Nie jedźcie tak po gościu. To on został "oszukany" i jest ofiarą. I prawda, że mógł o tym pomyśleć wcześniej. Ale sam napisał, odzwyczaił się od "polskich" standardów. I mówienie że tylko UoP jest dla niego? To jak mówienie, że dziecko które raz się potknęło i złamało nogę nie powinno nigdy chodzić. B2B jest dla niego, dostał cenną lekcję, teraz wyciągnie wnioski i się nauczy. Ja miałem podobny problem z umową na wynajem pokoju (tam było prościej to rozwiązać - znalazłem kogoś na moje miejsce). Czy przestałem wynajmować i wróciłem do mamusi? Nie, teraz mam więcej doświadczenia, które pomaga przy wynajmie mieszkania :-)

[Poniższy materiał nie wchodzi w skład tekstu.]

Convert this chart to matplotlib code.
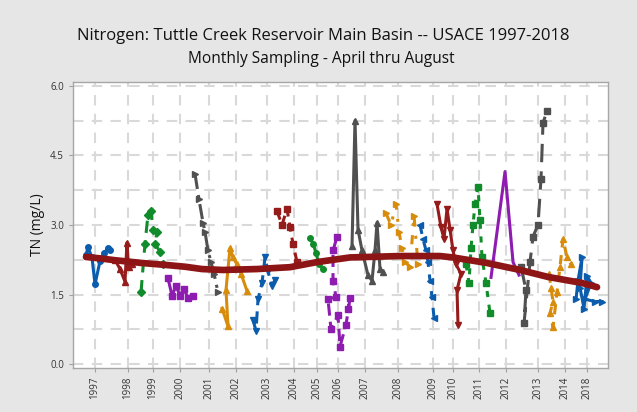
import numpy as np
import matplotlib.pyplot as plt

# sample sequence (x) and total nitrogen (mg/L) for each sampling year
yr1997_x = [2.6, 3.0, 3.8, 4.4, 5.4, 6.2, 7.0, 7.4]
yr1997_y = [2.35, 2.52, 2.30, 1.72, 2.22, 2.40, 2.50, 2.45]
yr1998_x = [8.4, 9.4, 10.4, 10.8, 11.1, 11.8]
yr1998_y = [2.25, 2.05, 1.78, 2.62, 2.10, 2.15]
yr1999_x = [13.6, 14.4, 15.0, 15.6, 16.0, 16.8, 16.4, 17.4, 18.0]
yr1999_y = [1.55, 2.6, 3.22, 3.3, 2.9, 2.85, 2.6, 2.42, 2.15]
yr2000_x = [19.0, 19.8, 20.6, 21.4, 22.2, 23.0, 24.0]
yr2000_y = [1.85, 1.48, 1.68, 1.48, 1.62, 1.42, 1.47]
yr2001_x = [24.4, 25.2, 26.0, 26.4, 27.0, 27.6, 28.2, 29.0]
yr2001_y = [4.1, 3.55, 3.05, 2.85, 2.45, 2.2, 1.95, 1.55]
yr2002_x = [29.8, 31.0, 30.6, 31.4, 32.0, 32.8, 33.6, 34.8]
yr2002_y = [1.2, 0.82, 1.6, 2.5, 2.3, 2.15, 1.95, 1.58]
yr2003_x = [36.0, 36.6, 37.0, 37.8, 38.4, 39.0, 39.8, 40.4]
yr2003_y = [0.95, 0.72, 1.4, 1.75, 2.3, 2.0, 1.68, 1.82]
yr2004_x = [40.8, 41.8, 42.8, 43.4, 44.0, 44.8]
yr2004_y = [3.3, 3.0, 3.35, 2.95, 2.6, 2.2]
yr2005_x = [47.4, 48.0, 48.6, 49.2, 50.0]
yr2005_y = [2.72, 2.6, 2.4, 2.15, 2.05]
yr2006_x = [52.8, 52.0, 52.0, 52.6, 51.0, 51.6, 53.0, 53.4, 54.6, 55.4, 55.0]
yr2006_y = [2.74, 2.45, 1.8, 1.45, 1.4, 0.75, 1.05, 0.38, 0.85, 1.42, 1.2]
yr2007_x = [55.8, 56.4, 57.0, 57.8, 59.0, 59.8, 60.4, 60.8, 61.4, 62.0]
yr2007_y = [2.55, 5.25, 2.9, 2.45, 1.92, 1.8, 2.45, 3.05, 2.05, 1.98]
yr2008_x = [62.6, 63.6, 64.6, 65.2, 65.8, 66.4, 67.4, 68.2, 69.0]
yr2008_y = [3.25, 3.0, 3.45, 2.85, 2.5, 2.2, 2.1, 3.2, 2.15]
yr2009_x = [69.4, 70.0, 70.6, 71.0, 71.4, 71.8, 72.2]
yr2009_y = [3.0, 2.7, 2.45, 2.2, 1.8, 1.45, 1.0]
yr2010_x = [72.8, 73.6, 74.2, 74.8, 75.4, 76.0, 76.6, 77.6, 76.8, 77.0]
yr2010_y = [3.45, 2.95, 2.7, 3.35, 2.9, 2.45, 2.15, 1.95, 1.6, 0.85]
yr2011_x = [78.6, 79.2, 79.6, 80.0, 80.4, 81.0, 81.4, 81.8, 82.6, 83.4]
yr2011_y = [2.15, 1.75, 2.5, 3.0, 3.45, 3.82, 3.1, 2.3, 1.75, 1.1]
yr2012_x = [83.6, 86.4, 88.0, 89.2]
yr2012_y = [1.87, 4.15, 2.2, 1.92]
yr2013_x = [89.6, 90.6, 90.2, 91.4, 92.0, 93.0, 93.6, 94.0, 94.8]
yr2013_y = [2.1, 1.6, 0.88, 2.2, 2.75, 3.0, 4.0, 5.2, 5.45]
yr2014_x = [95.2, 95.6, 96.0, 95.4, 96.0, 96.8, 97.4, 98.0, 98.8, 99.6]
yr2014_y = [1.95, 1.65, 1.35, 1.1, 0.8, 1.55, 2.1, 2.7, 2.3, 2.15]
yr2018_x = [100.6, 101.0, 101.8, 101.4, 102.2, 102.8, 103.6, 102.4, 104.4, 105.8]
yr2018_y = [1.4, 1.8, 2.3, 1.65, 1.2, 1.9, 1.75, 1.4, 1.35, 1.35]

# smoothed long-term trend
trend_x = [2.6, 5.4, 8.4, 13.8, 18.4, 22.4, 25.8, 30.0, 36.8, 43.4, 48.8,
           55.4, 65.4, 73.4, 76.0, 82.8, 89.4, 95.0, 101.8, 104.8]
trend_y = [2.31, 2.28, 2.24, 2.18, 2.14, 2.10, 2.05, 2.03, 2.05, 2.09, 2.20,
           2.30, 2.33, 2.33, 2.30, 2.18, 2.03, 1.88, 1.75, 1.66]

year_labels = ['1997', '1998', '1999', '2000', '2001', '2002', '2003', '2004',
               '2005', '2006', '2007', '2008', '2009', '2010', '2011', '2012',
               '2013', '2014', '2018']
year_ticks = [4.4, 11, 16, 21.4, 27.2, 32.6, 38.8, 44.2, 48.8, 53, 58.4, 65,
              72, 76, 81.2, 86.6, 93, 98.4, 102.8]

BLUE = '#0B5CAD'
RED = '#961B1B'
GREEN = '#118C2B'
PURPLE = '#8E1CB0'
GRAY = '#505050'
ORANGE = '#D88C0C'

# (x, y, colour, linestyle, marker) per year
series = [
    (yr1997_x, yr1997_y, BLUE, '-', 'o'),
    (yr1998_x, yr1998_y, RED, '-', '^'),
    (yr1999_x, yr1999_y, GREEN, (0, (4, 2.5)), 'D'),
    (yr2000_x, yr2000_y, PURPLE, '-', 's'),
    (yr2001_x, yr2001_y, GRAY, (0, (5, 2, 1, 2)), '>'),
    (yr2002_x, yr2002_y, ORANGE, '-', '^'),
    (yr2003_x, yr2003_y, BLUE, (0, (4, 2)), 'v'),
    (yr2004_x, yr2004_y, RED, (0, (3, 2)), 's'),
    (yr2005_x, yr2005_y, GREEN, '-', 'o'),
    (yr2006_x, yr2006_y, PURPLE, (0, (4, 2)), 's'),
    (yr2007_x, yr2007_y, GRAY, '-', '^'),
    (yr2008_x, yr2008_y, ORANGE, (0, (3, 3, 1, 3)), '>'),
    (yr2009_x, yr2009_y, BLUE, (0, (3, 2.5)), '<'),
    (yr2010_x, yr2010_y, RED, '-', 'v'),
    (yr2011_x, yr2011_y, GREEN, (0, (2, 2.5)), 's'),
    (yr2012_x, yr2012_y, PURPLE, '-', None),
    (yr2013_x, yr2013_y, GRAY, (0, (6, 3)), 's'),
    (yr2014_x, yr2014_y, ORANGE, (0, (3, 2.5)), '^'),
    (yr2018_x, yr2018_y, BLUE, '-', '>'),
]

plt.rcParams['font.family'] = ['Open Sans', 'DejaVu Sans']

fig = plt.figure(figsize=(6.37, 4.12), dpi=100)
fig.patch.set_facecolor('#E6E6E6')
ax = fig.add_axes([0.1146, 0.107, 0.8399, 0.694])
ax.set_facecolor('white')

# grid: every 0.75 mg/L and at each year tick
grid_kw = dict(color='#D9D9D9', lw=1.5, linestyle=(0, (5, 4)), zorder=0)
for gy in np.arange(0, 6.01, 0.75):
    ax.axhline(gy, **grid_kw)
for gx in year_ticks:
    ax.axvline(gx, **grid_kw)

for xs, ys, col, ls, mk in series:
    ax.plot(xs, ys, color=col, linestyle=ls, lw=2.2, marker=mk, ms=4,
            mec=col, mfc=col, zorder=3)

ax.plot(trend_x, trend_y, color='#8E1515', lw=4.8, solid_capstyle='round',
        zorder=4)

ax.set_xlim(0, 107)
ax.set_ylim(-0.08, 6.08)
ax.set_yticks([0.0, 1.5, 3.0, 4.5, 6.0])
ax.set_yticklabels(['0.0', '1.5', '3.0', '4.5', '6.0'], fontsize=7)
ax.set_xticks(year_ticks)
ax.set_xticklabels(year_labels, rotation=90, fontsize=7)
ax.tick_params(axis='both', colors='#A0A0A0', length=3, width=0.8,
               labelcolor='#333333')

for s in ax.spines.values():
    s.set_color('#A6A6A6')
    s.set_linewidth(1.0)

ax.set_ylabel('TN (mg/L)', fontsize=10, color='#111111', labelpad=4)

fig.text(0.508, 0.913, 'Nitrogen: Tuttle Creek Reservoir Main Basin -- USACE 1997-2018',
         ha='center', va='center', fontsize=12, color='#111111')
fig.text(0.505, 0.856, 'Monthly Sampling - April thru August',
         ha='center', va='center', fontsize=11.2, color='#111111')

plt.savefig('out.png', dpi=100, facecolor=fig.get_facecolor())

Nie wróżę powodzenia w udowadnianiu braku równowagi stron, bo ... podpisał wiedząc co podpisuje. Trudno.
Ja spróbowałbym się dogadać z nimi, może pozwolą mu szybciej odejść? I na pewno podał bym nazwę firmy tutaj. W ramach ostrzeżenia. Nie jest to w końcu szkalowanie, tylko powiedzenie, że firma X stosuje takie umowy.
Na pocieszenie powiem, że jest sporo porządnych firm które o tym by nie pomyślały nawet, bojąc się utraty reputacji, ale fatalnie trafił.
A swoją drogą: czy masz w umowie zapis o tym, że to Ty musisz wykonywać powierzone Ci zadania? Bo jeśli nie, to w teorii jako firma możesz kogoś zatrudnić, np studenta i jego do nich wysyłać... Zbadał bym jeszcze ten temat z prawnikiem.